Carmel de Saint-Maur – P Maurice Boisson
Textes : Gn 15, 5-12.17-18 ; Ph 3,17-4,1 ; Lc 28b-36 (la
Transfiguration)
Quand Didier est venu me dire : Ça y est, je suis
guéri, je vais pouvoir reprendre le boulot et la vie normale, son visage était
rayonnant, autre, il était transfiguré.
Sabine, je ne la reconnaissais pas, elle avait beaucoup
changé, le visage aux traits défigurés par la douleur du décès brutal de son
mari.
Plus récemment, je vois arriver Régis et Chantal, que
j’avais mariés. Le visage tout rayonnant de joie intérieure. Ils venaient
m’annoncer la naissance d’un bébé, attendu après quelques années d’incertitude.

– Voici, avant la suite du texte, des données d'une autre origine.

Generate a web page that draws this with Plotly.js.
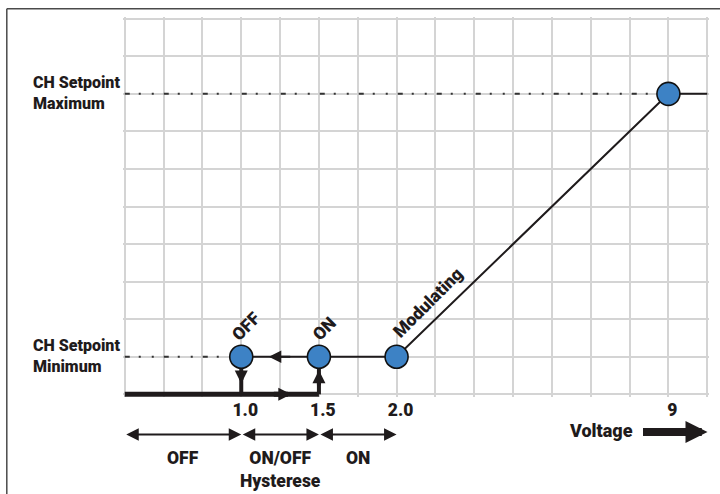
<!DOCTYPE html>
<html><head><meta charset="utf-8">
<script src="https://cdn.plot.ly/plotly-3.0.1.min.js"></script>
<style>html,body{margin:0;padding:0;background:#fff}</style>
</head><body><div id="chart" style="width:720px;height:494px"></div>
<script>
// ---- data (schematic grid units: x = grid columns, y = grid rows) ----
const voltageLabels = ['1.0', '1.5', '2.0', '9'];
const voltageX = [3, 5, 7, 14];
const pointY = [1, 1, 1, 8];
const pointLabels = ['OFF', 'ON', 'Modulating', ''];
const curveX = [3, 5, 7, 14, 15];
const curveY = [1, 1, 1, 8, 8];
const setpointNames = ['CH Setpoint<br>Minimum', 'CH Setpoint<br>Maximum'];
const setpointLevels = [1, 8];
const setpointEndX = [3, 14];
const zoneLabels = ['OFF', 'ON/OFF<br>Hysterese', 'ON'];
const zoneStart = [0, 3, 5];
const zoneEnd = [3, 5, 7];
const baseX = [0, 3, 5];
const baseY = [0, 0, 0];
const xMax = 15, yMax = 10;

// ---- layout geometry ----
const W = 720, H = 494;
const colPx = 38.85, rowPx = 37.5;
const xPad = 0.045, yPadTop = 0.045, yPadBot = 0.07;
const xRange = [-xPad, xMax + xPad];
const yRange = [-yPadBot, yMax + yPadTop];
const mL = 125 - xPad * colPx;
const plotW = (xRange[1] - xRange[0]) * colPx;
const mT = 19 - yPadTop * rowPx;
const plotH = (yRange[1] - yRange[0]) * rowPx;
const mR = W - mL - plotW, mB = H - mT - plotH;
const plotBottom = mT + plotH;
const px = p => (p - mL) / plotW;
const py = p => (plotBottom - p) / plotH;

const FONT = 'Roboto, "Liberation Sans", sans-serif';
const WT = 900;
const INK = '#1f1b1c';
const GRID = '#d4d4d4';
const BLUE = '#3d82c5';
const labelShiftX = [5, 5, 31, 0];
const labelShiftY = [31, 28, 54, 0];

const traces = [];
// dash-dot guide lines to setpoint levels
setpointLevels.forEach((lv, i) => {
  traces.push({x: [0, setpointEndX[i]], y: [lv, lv], mode: 'lines', hoverinfo: 'skip',
    line: {color: '#333', width: 2, dash: '5px,9px,2px,11px,2px,10px'}});
});
// thick base line and vertical switching lines
traces.push({x: baseX, y: baseY, mode: 'lines', hoverinfo: 'skip', line: {color: INK, width: 5}});
[0, 1].forEach(i => {
  traces.push({x: [voltageX[i], voltageX[i]], y: [0, pointY[i]], mode: 'lines', hoverinfo: 'skip',
    line: {color: INK, width: 4}});
});
// characteristic curve
traces.push({x: curveX, y: curveY, mode: 'lines', hoverinfo: 'skip', line: {color: INK, width: 2}});
// points
traces.push({x: voltageX, y: pointY, mode: 'markers', hoverinfo: 'skip', cliponaxis: false,
  marker: {size: 23, color: BLUE, line: {color: '#111', width: 1.6}}});

const ann = [];
// rotated point labels
pointLabels.forEach((t, i) => {
  if (!t) return;
  ann.push({x: voltageX[i], y: pointY[i], xref: 'x', yref: 'y', text: t, showarrow: false,
    textangle: -45, xshift: labelShiftX[i], yshift: labelShiftY[i],
    font: {family: FONT, size: 17.5, color: INK, weight: WT}});
});
// setpoint names
setpointNames.forEach((t, i) => {
  ann.push({x: px(31), y: setpointLevels[i], xref: 'paper', yref: 'y', text: t, showarrow: false,
    xanchor: 'left', align: 'left', yanchor: 'middle', yshift: 1,
    font: {family: FONT, size: 16, color: INK, weight: WT}});
});
// zone arrows + labels
zoneLabels.forEach((t, i) => {
  ann.push({x: zoneEnd[i], y: py(434), xref: 'x', yref: 'paper', axref: 'x', ax: zoneStart[i],
    ayref: 'pixel', ay: 0, text: '', showarrow: true, arrowside: 'end+start',
    arrowhead: 2, startarrowhead: 2, arrowsize: 1.25, startarrowsize: 1.25, arrowwidth: 2, arrowcolor: INK});
  ann.push({x: (zoneStart[i] + zoneEnd[i]) / 2, y: py(446), xref: 'x', yref: 'paper', text: t,
    showarrow: false, yanchor: 'top', xanchor: 'center', align: 'center',
    font: {family: FONT, size: 17.5, color: INK, weight: WT}});
});
// direction arrows on the hysteresis loop
ann.push({x: 4.29, y: 0, xref: 'x', yref: 'y', axref: 'x', ax: 3.8, ayref: 'y', ay: 0, text: '',
  showarrow: true, arrowhead: 2, arrowsize: 0.52, arrowwidth: 5, arrowcolor: INK});
ann.push({x: 3.71, y: 1, xref: 'x', yref: 'y', axref: 'x', ax: 4.3, ayref: 'y', ay: 1, text: '',
  showarrow: true, arrowhead: 2, arrowsize: 1.25, arrowwidth: 2, arrowcolor: INK});
ann.push({x: 3, y: 0.29, xref: 'x', yref: 'y', axref: 'x', ax: 3, ayref: 'y', ay: 0.65, text: '',
  showarrow: true, arrowhead: 2, arrowsize: 0.65, arrowwidth: 4, arrowcolor: INK});
ann.push({x: 5, y: 0.64, xref: 'x', yref: 'y', axref: 'x', ax: 5, ayref: 'y', ay: 0.2, text: '',
  showarrow: true, arrowhead: 2, arrowsize: 0.65, arrowwidth: 4, arrowcolor: INK});
// Voltage label and big arrow
ann.push({x: px(601), y: py(430), xref: 'paper', yref: 'paper', text: 'Voltage', showarrow: false,
  xanchor: 'center', yanchor: 'middle',
  font: {family: FONT, size: 18, color: INK, weight: WT}});
ann.push({x: px(708), y: py(431.5), xref: 'paper', yref: 'paper', ax: -66, ay: 0, text: '',
  showarrow: true, arrowhead: 2, arrowsize: 0.55, arrowwidth: 8, arrowcolor: INK});

const layout = {
  width: W, height: H,
  margin: {l: mL, r: mR, t: mT, b: mB, pad: 0},
  paper_bgcolor: '#fff', plot_bgcolor: '#fff',
  showlegend: false,
  xaxis: {range: xRange, tickmode: 'array', tickvals: voltageX, ticktext: voltageLabels,
    showgrid: true, gridcolor: GRID, gridwidth: 2, zeroline: false, showline: false, ticks: '',
    ticklabelshift: 4, tickfont: {family: FONT, size: 17.5, color: INK, weight: WT},
    minor: {tickmode: 'linear', tick0: 0, dtick: 1, showgrid: true, gridcolor: GRID, gridwidth: 2},
    fixedrange: true},
  yaxis: {range: yRange, tickmode: 'linear', tick0: 0, dtick: 1, showticklabels: false,
    showgrid: true, gridcolor: GRID, gridwidth: 2, zeroline: false, showline: false, ticks: '',
    fixedrange: true},
  annotations: ann,
  shapes: [
    {type: 'line', xref: 'paper', yref: 'paper', x0: px(7), x1: px(721), y0: py(9), y1: py(9),
      line: {color: '#4a4a4a', width: 1.5}},
    {type: 'line', xref: 'paper', yref: 'paper', x0: px(7), x1: px(7), y0: py(9), y1: py(495),
      line: {color: '#4a4a4a', width: 1.5}}
  ]
};

Plotly.newPlot('chart', traces, layout, {displayModeBar: false, staticPlot: true});
</script>
</body></html>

Oui. On est tous témoins de ce genre d’expériences
intérieures, fortes de douleur ou de bonheur, on les a peut-être vécues nous-mêmes,
elles transforment, on n’est plus les mêmes, ça se voit sur sa figure, sa façon
d’être, transfigurés, transformés, à l’intérieur, et ça transparaît à l’extérieur.
Ces moments forts sont toujours porteurs de messages. Il
y a toujours une voix qui murmure en nous, un appel, un merci, une prière,
écoutez-le.
Sur la montagne, Jésus prie, son visage devient autre,
son vêtement, d’une blancheur éblouissante ; ses amis de la première
heure, Pierre, Jacques, et Jean, qui l’accompagnent, le voient autre, l’espace
d’un moment. C’est bien Lui, traversé par la lumière, rejoint par les deux
grands personnages qui ont fait aussi l’expérience de Dieu sur une montagne… Moïse,
sur le mont Sinaï, Elie, sur le mont Horeb.
Il se passe en Jésus quelque chose qui le touche
profondément dans son être : la reconnaissance de paternité de son vrai
Père : « Celui-ci, c’est mon Fils, je l’ai choisi, écoutez-le »,
faites-lui confiance quels que soient les évènements qui vont arriver, je ne
laisserai pas tomber mon Fils, je lui donnerai raison sur les forces du mal
auxquelles lui et vous, allez être affrontés. Ces paroles de tendre confiance
indiquent le terme après les passages douloureux. Ce rayonnement lumineux de
Jésus dont ses trois amis sont témoins, annonce la lumière de Pâques, après le
passage des ténèbres de la souffrance.
Ce visage, transfiguré, sera dans quelques jours visage
défiguré, il deviendra visage ressuscité.
En annonçant sa montée à Jérusalem, sa Passion quelque
temps auparavant, ses amis n’avaient rien compris. Il n’a pas voulu les laisser
sans espérance, sans aide, sans appui, pour traverser ces passages difficiles :
le procès, la mort, de Jésus, mais aussi leur propre reniement et abandon…
Cet évènement de Jésus transfiguré, au visage autre,
rayonnant, lumineux, rejoint le plus profond de nos vies, de nos expériences,
de la vie du monde.
Il rejoint nos propres passages, nos traversées, par ciel
lumineux ou nuageux, par la lumière et la nuée, les nuages noirs qui font peur
comme à Pierre et aux autres pour les moments où comme Pierre on a envie de
dire : on est bien, restons-y, plantons la tente.
Ce visage de Jésus, ce sont nos visages, les visages de
nos frères et sœurs… en humanité ou en religion : visages transfigurés,
par ce qui arrive de bonheur ou de douleur, de morsures ou de caresses de la
vie, visages défigurés, mais visages ressuscités au bout du compte-, depuis le
soir de l’amour donné, il n’y aura plus de ténèbres du Vendredi, sans lumière
du matin de Pâques. C’est à nous, fils, et filles du Père, qu’est confiée la lumière
pour la traversée, les passages, sur le chemin quotidien et ordinaire de nos
vies.
De la ténèbre du Mal qui défigure, nous devons faire la lumière
qui transfigure… alors nous pourrons dire comme Pierre, « Seigneur, il est
bon que nous soyons ici », parce que se devinent déjà en ébauche et comme
en filigrane, nos visages et le visage du monde, visages ressuscités.